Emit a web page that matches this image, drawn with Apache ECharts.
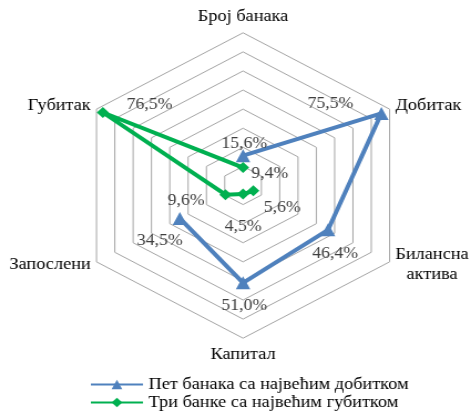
<!DOCTYPE html>
<html><head><meta charset="utf-8">
<script src="https://cdn.jsdelivr.net/npm/echarts@6/dist/echarts.min.js"></script>
<style>html,body{margin:0;padding:0;background:#fff;overflow:hidden}
#c{width:425px;height:415px;transform:scaleX(1.10824);transform-origin:0 0}</style>
</head><body><div id="c"></div>
<script>
// ---- data ----
const categories = ['Број банака', 'Добитак', 'Билансна\nактива', 'Капитал', 'Запослени', 'Губитак'];
const seriesNames = ['Пет банака са највећим добитком', 'Три банке са највећим губитком'];
const topProfit = [15.6, 75.5, 46.4, 51.0, 34.5, null];
const topLoss = [9.4, null, 5.6, 4.5, 9.6, 76.5];
const valueMax = 80;
const ringCount = 8;

// ---- label placement (style only) ----
const profitLabelOffsets = [[1, -12], [-46, -10], [6.5, 24], [1, 22.5], [-18, 22.5], null];
const lossLabelOffsets = [[24, 6], null, [26, 17], [0, 33], [-35.5, 6], [42, -8]];

const FONT = 'Liberation Serif';
const fmt = v => v.toFixed(1).replace('.', ',') + '%';

function buildData(values, offsets) {
  const n = values.length;
  const out = [];
  for (let i = 0; i <= n; i++) {
    const idx = i % n;
    const v = values[idx];
    const item = { value: [v == null ? '-' : v, i] };
    if (i < n && v != null && offsets[idx]) {
      item.label = { show: true, position: 'inside', offset: offsets[idx], formatter: fmt(v) };
    }
    if (i === n) item.symbol = 'none';
    out.push(item);
  }
  return out;
}

// radar lays indicators counter-clockwise; reference runs clockwise
const radarIndicators = [0, 5, 4, 3, 2, 1].map(i => ({ name: categories[i], min: 0, max: valueMax }));

const center = [219.3, 185.5];
const R = 152.7;

const chart = echarts.init(document.getElementById('c'), null, { renderer: 'canvas' });
chart.setOption({
  backgroundColor: '#fff',
  animation: false,
  textStyle: { fontFamily: FONT },
  radar: {
    center: center,
    radius: R,
    startAngle: 90,
    splitNumber: ringCount,
    shape: 'polygon',
    indicator: radarIndicators,
    axisLine: { show: false },
    axisTick: { show: false },
    axisLabel: { show: false },
    splitArea: { show: false },
    splitLine: { lineStyle: { color: '#a6a6a6', width: 1 } },
    axisNameGap: 6,
    axisName: {
      formatter: name => name.split('\n').map(s => '{a|' + s + '}').join('\n'),
      rich: { a: { align: 'center', fontFamily: FONT, fontSize: 16.5, lineHeight: 20, color: '#000' } },
      fontFamily: FONT, fontSize: 16.5, color: '#000'
    }
  },
  polar: { center: center, radius: R },
  angleAxis: { type: 'value', min: 0, max: categories.length, startAngle: 90, clockwise: true, show: false },
  radiusAxis: { type: 'value', min: 0, max: valueMax, show: false },
  legend: {
    orient: 'vertical', left: 81, top: 376, padding: 0, itemWidth: 47, itemHeight: 12, itemGap: 1,
    textStyle: { fontFamily: FONT, fontSize: 16.5, color: '#000' },
    data: seriesNames
  },
  series: [
    {
      name: seriesNames[0], type: 'line', coordinateSystem: 'polar',
      data: buildData(topProfit, profitLabelOffsets),
      symbol: 'triangle', symbolSize: 13, connectNulls: false,
      lineStyle: { width: 4, color: '#4f81bd' }, itemStyle: { color: '#4f81bd' },
      label: { show: false, fontFamily: FONT, fontSize: 16, color: '#404040' }
    },
    {
      name: seriesNames[1], type: 'line', coordinateSystem: 'polar',
      data: buildData(topLoss, lossLabelOffsets),
      symbol: 'diamond', symbolSize: 11, connectNulls: false,
      lineStyle: { width: 4, color: '#00b050' }, itemStyle: { color: '#00b050' },
      label: { show: false, fontFamily: FONT, fontSize: 16, color: '#404040' }
    }
  ]
});
</script></body></html>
_ _ _ _ _ _ _
→ **WHAT THE TASK ASKS**:
In your copy of the listing above, reproduce each line exactly and omit all pictures.

→ **OUTPUT FOR THIS EXERCISE**:
Emit a web page that matches this image, drawn with Apache ECharts.
<!DOCTYPE html>
<html><head><meta charset="utf-8">
<script src="https://cdn.jsdelivr.net/npm/echarts@6/dist/echarts.min.js"></script>
<style>html,body{margin:0;padding:0;background:#fff;overflow:hidden}
#c{width:425px;height:415px;transform:scaleX(1.10824);transform-origin:0 0}</style>
</head><body><div id="c"></div>
<script>
// ---- data ----
const categories = ['Број банака', 'Добитак', 'Билансна\nактива', 'Капитал', 'Запослени', 'Губитак'];
const seriesNames = ['Пет банака са највећим добитком', 'Три банке са највећим губитком'];
const topProfit = [15.6, 75.5, 46.4, 51.0, 34.5, null];
const topLoss = [9.4, null, 5.6, 4.5, 9.6, 76.5];
const valueMax = 80;
const ringCount = 8;

// ---- label placement (style only) ----
const profitLabelOffsets = [[1, -12], [-46, -10], [6.5, 24], [1, 22.5], [-18, 22.5], null];
const lossLabelOffsets = [[24, 6], null, [26, 17], [0, 33], [-35.5, 6], [42, -8]];

const FONT = 'Liberation Serif';
const fmt = v => v.toFixed(1).replace('.', ',') + '%';

function buildData(values, offsets) {
  const n = values.length;
  const out = [];
  for (let i = 0; i <= n; i++) {
    const idx = i % n;
    const v = values[idx];
    const item = { value: [v == null ? '-' : v, i] };
    if (i < n && v != null && offsets[idx]) {
      item.label = { show: true, position: 'inside', offset: offsets[idx], formatter: fmt(v) };
    }
    if (i === n) item.symbol = 'none';
    out.push(item);
  }
  return out;
}

// radar lays indicators counter-clockwise; reference runs clockwise
const radarIndicators = [0, 5, 4, 3, 2, 1].map(i => ({ name: categories[i], min: 0, max: valueMax }));

const center = [219.3, 185.5];
const R = 152.7;

const chart = echarts.init(document.getElementById('c'), null, { renderer: 'canvas' });
chart.setOption({
  backgroundColor: '#fff',
  animation: false,
  textStyle: { fontFamily: FONT },
  radar: {
    center: center,
    radius: R,
    startAngle: 90,
    splitNumber: ringCount,
    shape: 'polygon',
    indicator: radarIndicators,
    axisLine: { show: false },
    axisTick: { show: false },
    axisLabel: { show: false },
    splitArea: { show: false },
    splitLine: { lineStyle: { color: '#a6a6a6', width: 1 } },
    axisNameGap: 6,
    axisName: {
      formatter: name => name.split('\n').map(s => '{a|' + s + '}').join('\n'),
      rich: { a: { align: 'center', fontFamily: FONT, fontSize: 16.5, lineHeight: 20, color: '#000' } },
      fontFamily: FONT, fontSize: 16.5, color: '#000'
    }
  },
  polar: { center: center, radius: R },
  angleAxis: { type: 'value', min: 0, max: categories.length, startAngle: 90, clockwise: true, show: false },
  radiusAxis: { type: 'value', min: 0, max: valueMax, show: false },
  legend: {
    orient: 'vertical', left: 81, top: 376, padding: 0, itemWidth: 47, itemHeight: 12, itemGap: 1,
    textStyle: { fontFamily: FONT, fontSize: 16.5, color: '#000' },
    data: seriesNames
  },
  series: [
    {
      name: seriesNames[0], type: 'line', coordinateSystem: 'polar',
      data: buildData(topProfit, profitLabelOffsets),
      symbol: 'triangle', symbolSize: 13, connectNulls: false,
      lineStyle: { width: 4, color: '#4f81bd' }, itemStyle: { color: '#4f81bd' },
      label: { show: false, fontFamily: FONT, fontSize: 16, color: '#404040' }
    },
    {
      name: seriesNames[1], type: 'line', coordinateSystem: 'polar',
      data: buildData(topLoss, lossLabelOffsets),
      symbol: 'diamond', symbolSize: 11, connectNulls: false,
      lineStyle: { width: 4, color: '#00b050' }, itemStyle: { color: '#00b050' },
      label: { show: false, fontFamily: FONT, fontSize: 16, color: '#404040' }
    }
  ]
});
</script></body></html>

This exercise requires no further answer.